Of course under the younger Bush, the rhetorical distance between Defense Secretary Donald Rumsfeld and Secretary of State Colin Powell was vast, reflecting the utter lack of coherence in George W. Bush's foreign policy team. Bush had one saving grace, though. He did speak with clarity and his words often enough matched his actions, for better or for worse.

Under President Bill Clinton there were certain rhetorical tensions. Defense Secretary William Cohen was more reticent about intervention in the Balkans than Secretary of State Madeleine Albright. But the two did not clash and overall worked well together. Albright warned Serbian strongman Slobodan Milosevic again and again to stop grossly violating the human rights of ethnic Albanians in Kosovo without taking action, so much so that she was criticized in the media for undermining the credibility of the United States. And yet, Albright eventually did convince the administration to act, backing up her words. The NATO-led war against Serbian transgressions in Kosovo in the spring of 1999 soon enough vindicated Albright's rhetoric.

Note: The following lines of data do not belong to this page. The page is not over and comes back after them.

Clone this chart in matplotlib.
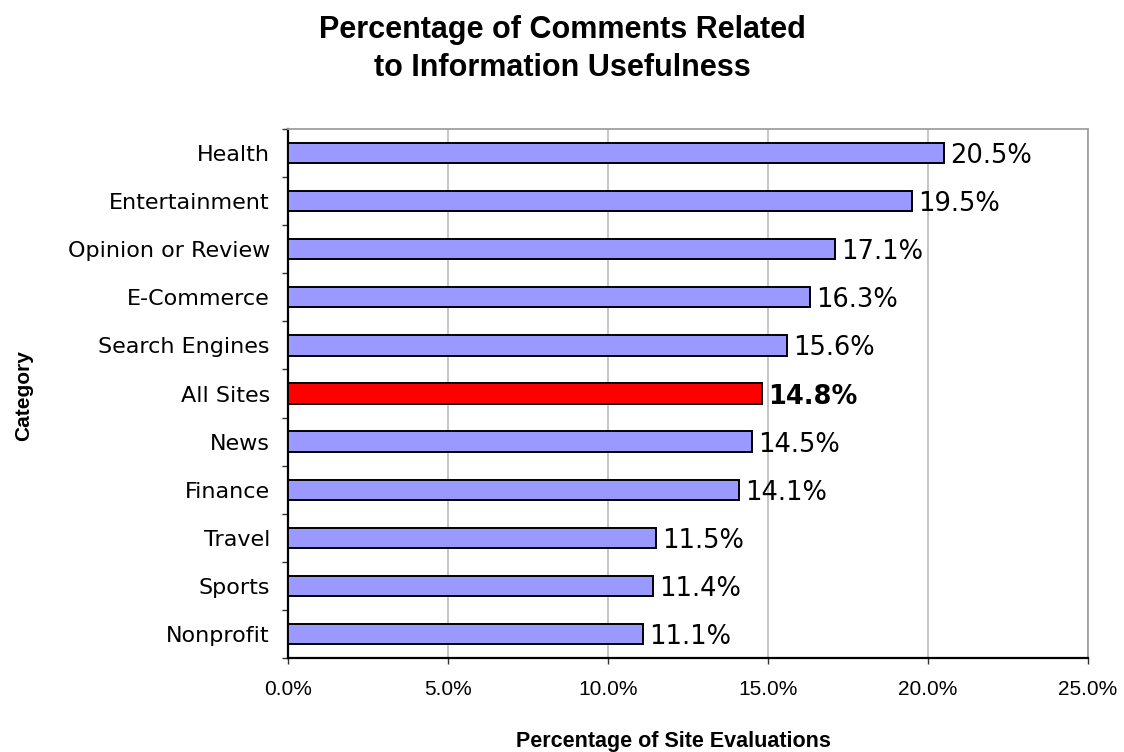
import numpy as np
import matplotlib
matplotlib.use("Agg")
import matplotlib.pyplot as plt
from matplotlib.ticker import FuncFormatter, MultipleLocator

# === Data (top to bottom) ===
categories = ["Health", "Entertainment", "Opinion or Review", "E-Commerce", "Search Engines",
              "All Sites", "News", "Finance", "Travel", "Sports", "Nonprofit"]
values = [20.5, 19.5, 17.1, 16.3, 15.6, 14.8, 14.5, 14.1, 11.5, 11.4, 11.1]
highlight = "All Sites"

W, H = 1124, 752
fig = plt.figure(figsize=(W / 100, H / 100), dpi=100)
ax = fig.add_axes([288 / W, 1 - 658 / H, 800 / W, 529 / H])

y = np.arange(len(categories))[::-1]
colors = ["#ff0000" if c == highlight else "#9999ff" for c in categories]
ax.barh(y, values, height=0.42, color=colors, edgecolor="black", linewidth=1.4, zorder=3)

# value labels
for yi, v, c in zip(y, values, categories):
    ax.text(v + 0.2, yi, f"{v:.1f}%", va="center_baseline", ha="left", fontsize=18.5,
            fontweight="bold" if c == highlight else "normal",
            family="DejaVu Sans", zorder=4)

ax.set_xlim(0, 25)
ax.set_ylim(-0.5, len(categories) - 0.5)
ax.xaxis.set_major_locator(MultipleLocator(5))
ax.xaxis.set_major_formatter(FuncFormatter(lambda x, _: f"{x:.1f}%"))
ax.grid(True, axis="x", color="#c0c0c0", linewidth=1.3, zorder=0)

ax.set_yticks(y)
ax.set_yticklabels(categories, fontsize=16, family="DejaVu Sans")
ax.set_yticks(np.arange(-0.5, len(categories)), minor=True)
ax.tick_params(axis="y", which="major", length=0, pad=13)
ax.tick_params(axis="y", which="minor", length=4, width=1.0, color="#333333")
ax.tick_params(axis="x", which="major", length=4.5, width=1.0, color="#333333", pad=11)
for lbl in ax.get_xticklabels():
    lbl.set_family("Liberation Sans")
    lbl.set_fontsize(15)

ax.spines["top"].set_color("#a0a0a0")
ax.spines["right"].set_color("#a0a0a0")
ax.spines["top"].set_linewidth(1.3)
ax.spines["right"].set_linewidth(1.3)
ax.spines["left"].set_linewidth(1.6)
ax.spines["bottom"].set_linewidth(1.6)

# title (two lines)
fig.text(562 / W, 1 - 38 / H, "Percentage of Comments Related", ha="center", va="baseline",
         fontsize=22, fontweight="bold", family="Liberation Sans")
fig.text(562 / W, 1 - 76 / H, "to Information Usefulness", ha="center", va="baseline",
         fontsize=22, fontweight="bold", family="Liberation Sans")

# axis titles
fig.text(673 / W, 1 - 747 / H, "Percentage of Site Evaluations", ha="center", va="baseline",
         fontsize=15.5, fontweight="bold", family="Liberation Sans")
fig.text(24 / W, 1 - 396 / H, "Category", ha="center", va="center", rotation=90,
         fontsize=15, fontweight="bold", family="Liberation Sans")

fig.savefig("out.png", dpi=100)
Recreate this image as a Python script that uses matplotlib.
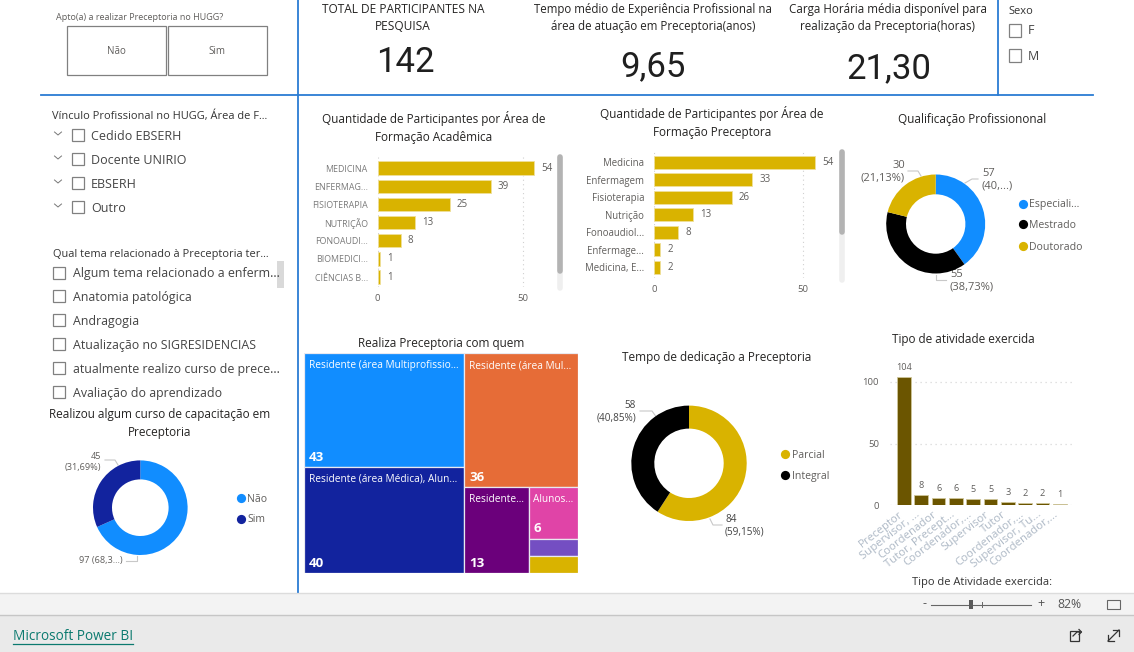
import matplotlib
matplotlib.use('Agg')
import matplotlib.pyplot as plt
from matplotlib.patches import Rectangle
from matplotlib.transforms import ScaledTranslation

plt.rcParams['font.family'] = ['Open Sans', 'DejaVu Sans']

W, H = 1134, 652

# Data
area_acad_labels = ['MEDICINA', 'ENFERMAG...', 'FISIOTERAPIA', 'NUTRIÇÃO', 'FONOAUDI...', 'BIOMEDICI...', 'CIÊNCIAS B...']
area_acad_values = [54, 39, 25, 13, 8, 1, 1]
area_prec_labels = ['Medicina', 'Enfermagem', 'Fisioterapia', 'Nutrição', 'Fonoaudiol...', 'Enfermage...', 'Medicina, E...']
area_prec_values = [54, 33, 26, 13, 8, 2, 2]
qualif_labels = ['Especiali...', 'Mestrado', 'Doutorado']
qualif_values = [57, 55, 30]
dedic_labels = ['Parcial', 'Integral']
dedic_values = [84, 58]
curso_labels = ['Não', 'Sim']
curso_values = [97, 45]
ativ_labels = ['Preceptor', 'Supervisor, ...', 'Coordenador', 'Tutor, Precept...', 'Coordenador,...',
               'Supervisor', 'Tutor', 'Coordenador,...', 'Supervisor, Tu...', 'Coordenador,...']
ativ_values = [104, 8, 6, 6, 5, 5, 3, 2, 2, 1]
tree_labels = ['Residente (área Multiprofissio...', 'Residente (área Médica), Alun...', 'Residente (área Mul...',
               'Residente...', 'Alunos...', '', '']
tree_values = [43, 40, 36, 13, 6, 2, 2]
tree_nest = [[0, 1], [2, [3, [4, 5, 6]]]]
kpi_total = '142'
kpi_exp = '9,65'
kpi_carga = '21,30'
vinculo_items = ['Cedido EBSERH', 'Docente UNIRIO', 'EBSERH', 'Outro']
tema_items = ['Algum tema relacionado a enferm...', 'Anatomia patológica', 'Andragogia',
              'Atualização no SIGRESIDENCIAS', 'atualmente realizo curso de prece...', 'Avaliação do aprendizado']

# Colours
BLUE = '#118DFF'
NAVY = '#12239E'
GOLD = '#D9B300'
ORANGE = '#E66C37'
PURPLE = '#6B007B'
PINK = '#E044A7'
VIOLET = '#744EC2'
OLIVE = '#6B5500'
LINE = '#2B7CD3'
TITLE = '#252423'
LABEL = '#605E5C'
tree_colors = [BLUE, NAVY, ORANGE, PURPLE, PINK, VIOLET, GOLD]

fig = plt.figure(figsize=(W / 100, H / 100), dpi=100, facecolor='white')


def ax_px(x0, y0, x1, y1):
    ax = fig.add_axes([x0 / W, 1 - y1 / H, (x1 - x0) / W, (y1 - y0) / H])
    ax.patch.set_visible(False)
    for s in ax.spines.values():
        s.set_visible(False)
    return ax


# overlay in pixel coordinates for the text and frames around the visuals
ov = fig.add_axes([0, 0, 1, 1])
ov.set_xlim(0, W)
ov.set_ylim(H, 0)
ov.axis('off')


def txt(x, y, s, size=9, color=TITLE, ha='left', va='center', **kw):
    ov.text(x, y + 1, s, fontsize=size, color=color, ha=ha, va=va, **kw)


def box(x0, y0, x1, y1, fc='none', ec='#808080', lw=0.9, z=2):
    ov.add_patch(Rectangle((x0, y0), x1 - x0, y1 - y0, facecolor=fc, edgecolor=ec, linewidth=lw, zorder=z))


def leader(xs, ys):
    ov.plot(xs, ys, color='#c8c8c8', lw=0.8)


# footer bands
box(0, 593, W, 615, fc='#f3f3f3', ec='none', z=0)
box(0, 615, W, H, fc='#eaeaea', ec='none', z=0)
ov.plot([0, W], [592.5, 592.5], color='#dcdcdc', lw=1)
ov.plot([0, W], [615, 615], color='#c6c6c6', lw=1)

# separators
ov.plot([41, 1093], [95, 95], color=LINE, lw=1.3)
ov.plot([298, 298], [0, 592], color=LINE, lw=1.3)
ov.plot([997.5, 997.5], [0, 95], color=LINE, lw=1.3)

# top left slicer
txt(56, 16, 'Apto(a) a realizar Preceptoria no HUGG?', size=6.5, color=LABEL)
box(66.5, 26, 165.5, 74.5)
box(167.5, 26, 266.5, 74.5)
txt(116, 50, 'Não', size=7, color=LABEL, ha='center')
txt(217, 50, 'Sim', size=7, color=LABEL, ha='center')

# KPI cards
txt(403, 17, 'TOTAL DE PARTICIPANTES NA\nPESQUISA', size=8.6, ha='center', linespacing=1.42)
txt(653, 17, 'Tempo médio de Experiência Profissional na\nárea de atuação em Preceptoria(anos)', size=8.3, ha='center', linespacing=1.45)
txt(888, 17, 'Carga Horária média disponível para\nrealização da Preceptoria(horas)', size=8.4, ha='center', linespacing=1.45)
for cx, cy, val in [(405, 61, kpi_total), (653, 66, kpi_exp), (889, 68, kpi_carga)]:
    txt(cx, cy, val, size=25, color='#1f1f1f', ha='center', family='Roboto')

# Sexo slicer
txt(1008, 10, 'Sexo', size=8, color='#333333')
for cy, s in [(30, 'F'), (55, 'M')]:
    box(1008.5, cy - 6, 1021, cy + 6.5)
    txt(1028, cy, s, size=9, color='#444444')

# left slicers
txt(52, 115, 'Vínculo Profissional no HUGG, Área de F...', size=7.9, color='#333333')
for i, s in enumerate(vinculo_items):
    cy = 135 + i * 24
    ov.plot([54.5, 58, 61.5], [cy - 3, cy, cy - 3], color='#777777', lw=0.7)
    box(72, cy - 6.5, 84, cy + 5.5)
    txt(91, cy, s, size=9, color='#444444')

txt(53, 253, 'Qual tema relacionado à Preceptoria ter...', size=7.9, color='#333333')
for i, s in enumerate(tema_items):
    cy = 273 + i * 23.9
    box(53, cy - 6.5, 65, cy + 5.5)
    txt(73, cy, s, size=8.9, color='#444444')
box(277, 261, 283.5, 288, fc='#d9d9d9', ec='none')

# Titles of the visuals
txt(434, 126.5, 'Quantidade de Participantes por Área de\nFormação Acadêmica', size=8.5, ha='center', linespacing=1.42)
txt(712, 121.5, 'Quantidade de Participantes por Área de\nFormação Preceptora', size=8.5, ha='center', linespacing=1.42)
txt(972, 118, 'Qualificação Profissiononal', size=8.5, ha='center')
txt(160, 422.5, 'Realizou algum curso de capacitação em\nPreceptoria', size=8.5, ha='center', linespacing=1.42)
txt(441, 342, 'Realiza Preceptoria com quem', size=8.5, ha='center')
txt(717, 357, 'Tempo de dedicação a Preceptoria', size=8.5, ha='center')
txt(963, 338, 'Tipo de atividade exercida', size=8.5, ha='center')


def hbars(rect, labels, values, xmax, ylim, tick_color, tick_size):
    ax = ax_px(*rect)
    y = list(range(len(values)))
    ax.barh(y, values, height=0.74, color=GOLD, edgecolor='#efe09a', linewidth=0.6, zorder=3)
    for yi, v in zip(y, values):
        ax.text(v + 2.4, yi, str(v), fontsize=7, color=LABEL, va='center', zorder=4)
    ax.set_xlim(0, xmax)
    ax.set_ylim(*ylim)
    ax.set_yticks(y, labels, fontsize=tick_size, color=tick_color)
    ax.set_xticks([0, 50], ['0', '50'], fontsize=6.8, color=LABEL)
    ax.tick_params(length=0)
    ax.tick_params(axis='y', pad=7)
    ax.tick_params(axis='x', pad=5)
    ax.grid(axis='x', color='#d0d0d0', ls=(0, (1, 3)), lw=0.8, zorder=0)
    return ax


hbars((377.5, 157, 555, 287), area_acad_labels, area_acad_values, 61.2, (6.55, -0.61), '#7b7b7b', 6.4)
hbars((654, 150, 836, 278), area_prec_labels, area_prec_values, 61, (6.6, -0.7), LABEL, 6.9)

# scrollbars of the bar charts
for x, y0, y1, y2 in [(560, 157, 271, 288), (842, 152, 232, 280)]:
    ov.plot([x, x], [y0, y2], color='#efefef', lw=4, solid_capstyle='round')
    ov.plot([x, x], [y0, y1], color='#b3b3b3', lw=4, solid_capstyle='round')


def donut(cx, cy, r, r_in, values, colors):
    ax = ax_px(cx - r, cy - r, cx + r, cy + r)
    ax.pie(values, colors=colors, radius=1, startangle=90, counterclock=False,
           wedgeprops=dict(width=1 - r_in / r, linewidth=0))
    ax.set_xlim(-1, 1)
    ax.set_ylim(-1, 1)
    return ax


donut(935.7, 224, 49.5, 29.7, qualif_values, [BLUE, '#000000', GOLD])
donut(689, 463.3, 57.7, 34.7, dedic_values, [GOLD, '#000000'])
donut(140.3, 507.7, 47.3, 28.3, curso_values, [BLUE, NAVY])

# donut legends
for y, c, s in zip([204, 224, 246], [BLUE, '#000000', GOLD], qualif_labels):
    ov.scatter([1023], [y], s=44, color=c, linewidths=0)
    txt(1029, y, s, size=7.6, color=LABEL)
for y, c, s in zip([454, 475], [GOLD, '#000000'], dedic_labels):
    ov.scatter([785], [y], s=44, color=c, linewidths=0)
    txt(792, y, s, size=7.6, color=LABEL)
for y, c, s in zip([498, 519], [BLUE, NAVY], curso_labels):
    ov.scatter([241], [y], s=44, color=c, linewidths=0)
    txt(247, y, s, size=7.6, color=LABEL)

# donut data labels
txt(905, 171, '30\n(21,13%)', size=8, color=LABEL, ha='right', linespacing=1.15)
leader([908, 918, 921], [171, 171, 176])
txt(982, 179, '57\n(40,...)', size=8, color=LABEL, linespacing=1.15)
leader([965, 972, 978], [183, 179, 179])
txt(950, 280, '55\n(38,73%)', size=8, color=LABEL, linespacing=1.15)
leader([936, 936, 946], [275, 280, 280])
txt(636, 411, '58\n(40,85%)', size=7.2, color='#444444', ha='right', linespacing=1.2)
leader([640, 652, 657], [411, 411, 418])
txt(725, 525, '84\n(59,15%)', size=7.2, color='#444444', linespacing=1.2)
leader([710, 713, 722], [519, 525, 525])
txt(101, 461, '45\n(31,69%)', size=6.6, color=LABEL, ha='right', linespacing=1.25)
leader([105, 115, 118], [460, 460, 465])
txt(123, 560, '97 (68,3...)', size=6.6, color=LABEL, ha='right')
leader([126, 137, 137], [561, 561, 556])

# treemap
tree_ax = ax_px(304, 353, 578, 573)
tree_ax.set_xlim(0, 1)
tree_ax.set_ylim(1, 0)
tree_ax.set_xticks([])
tree_ax.set_yticks([])


def node_sum(node):
    if isinstance(node, int):
        return tree_values[node]
    return sum(node_sum(n) for n in node)


def draw_node(node, x, y, w, h, vertical):
    if isinstance(node, int):
        tree_ax.add_patch(Rectangle((x, y), w, h, facecolor=tree_colors[node], edgecolor='#e9e9f0', linewidth=0.9))
        if tree_labels[node]:
            tree_ax.annotate(tree_labels[node], (x, y), xytext=(3.5, -9), textcoords='offset points',
                             fontsize=7.3, color='white', va='center')
            tree_ax.annotate(str(tree_values[node]), (x, y + h), xytext=(3.5, 7), textcoords='offset points',
                             fontsize=9.5, color='white', weight='bold', va='center')
        return
    total = node_sum(node)
    for child in node:
        frac = node_sum(child) / total
        if vertical:
            draw_node(child, x, y, w * frac, h, False)
            x += w * frac
        else:
            draw_node(child, x, y, w, h * frac, True)
            y += h * frac


draw_node(tree_nest, 0, 0, 1, 1, True)

# column chart
col_ax = ax_px(890, 370, 1074, 505.3)
x = list(range(len(ativ_values)))
col_ax.bar(x, ativ_values, width=0.79, color=OLIVE, edgecolor='#cfc69a', linewidth=0.6, zorder=3)
for xi, v in zip(x, ativ_values):
    col_ax.text(xi, v + 4, str(v), fontsize=6.6, color=LABEL, ha='center', va='bottom', zorder=4)
col_ax.set_xlim(-0.81, 9.82)
col_ax.set_ylim(0, 109.5)
col_ax.set_yticks([0, 50, 100], ['0', '50', '100'], fontsize=6.8, color=LABEL)
col_ax.set_xticks(x, ativ_labels, fontsize=8.2, color='#aeb9c6', rotation=38, ha='right', rotation_mode='anchor')
col_ax.tick_params(length=0)
col_ax.tick_params(axis='y', pad=8)
col_ax.tick_params(axis='x', pad=4)
shift = ScaledTranslation(-6 / 100, 2 / 100, fig.dpi_scale_trans)
for t in col_ax.get_xticklabels():
    t.set_transform(t.get_transform() + shift)
col_ax.grid(axis='y', color='#d8d8d8', ls=(0, (1, 3)), lw=0.9, zorder=0)

txt(982, 581, 'Tipo de Atividade exercida:', size=8, color='#333333', ha='center')

# footer controls
txt(924.5, 602.5, '-', size=9, color='#555555', ha='center')
ov.plot([931, 1031], [604.5, 604.5], color='#666666', lw=0.8)
ov.plot([981.5, 981.5], [602, 607], color='#666666', lw=0.7)
box(969, 600, 973, 609, fc='#5a5a5a', ec='none')
txt(1041, 602.5, '+', size=9, color='#555555', ha='center')
txt(1069, 603.5, '82%', size=8.8, color='#555555', ha='center')
box(1106.5, 600, 1119.5, 609, ec='#666666', lw=0.8)

txt(13, 636, 'Microsoft Power BI', size=9.8, color='#0B7A6F')
ov.plot([13, 133], [644, 644], color='#0B7A6F', lw=0.9)

# share and expand icons
box(1069.5, 631, 1079, 640.5, ec='#333333', lw=0.9)
ov.plot([1073, 1077, 1081], [636, 632, 632], color='#333333', lw=0.9)
ov.plot([1079, 1081.5, 1079], [629.5, 632, 634.5], color='#333333', lw=0.9)
ov.plot([1108, 1119], [641, 630], color='#333333', lw=0.9)
ov.plot([1113, 1119, 1119], [630, 630, 636], color='#333333', lw=0.9)
ov.plot([1108, 1108, 1114], [635, 641, 641], color='#333333', lw=0.9)

fig.savefig('out.png', dpi=100)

By any of the above standards of rhetoric, President Barack Obama and Secretary of State John Kerry have fallen short. Obama threatened to act militarily against Syrian President Bashar al Assad if the latter deployed chemical weapons against civilians, thus declaring a red line. When al Assad actually killed a substantial number of civilians with such weapons, Obama moved warships close to the Syrian coast and Kerry delivered a Sturm und Drang speech packed with illustrative detail about the chemical attack. It was the kind of speech you give hours before a significant number of American ground troops or a substantial volley of missiles is about to descend upon Syria. None did. Nor was a plane or a missile launched. Then Obama quickly backtracked, saying he needed congressional approval before taking action, even though he clearly didn't. White House and State Department rhetoric had thus ascended the heights of indiscipline. To be sure, the Russian diplomatic intervention arrived only as it began to become clear that Obama and his top diplomat were never altogether serious in the first place about what they had, in fact, declared in public.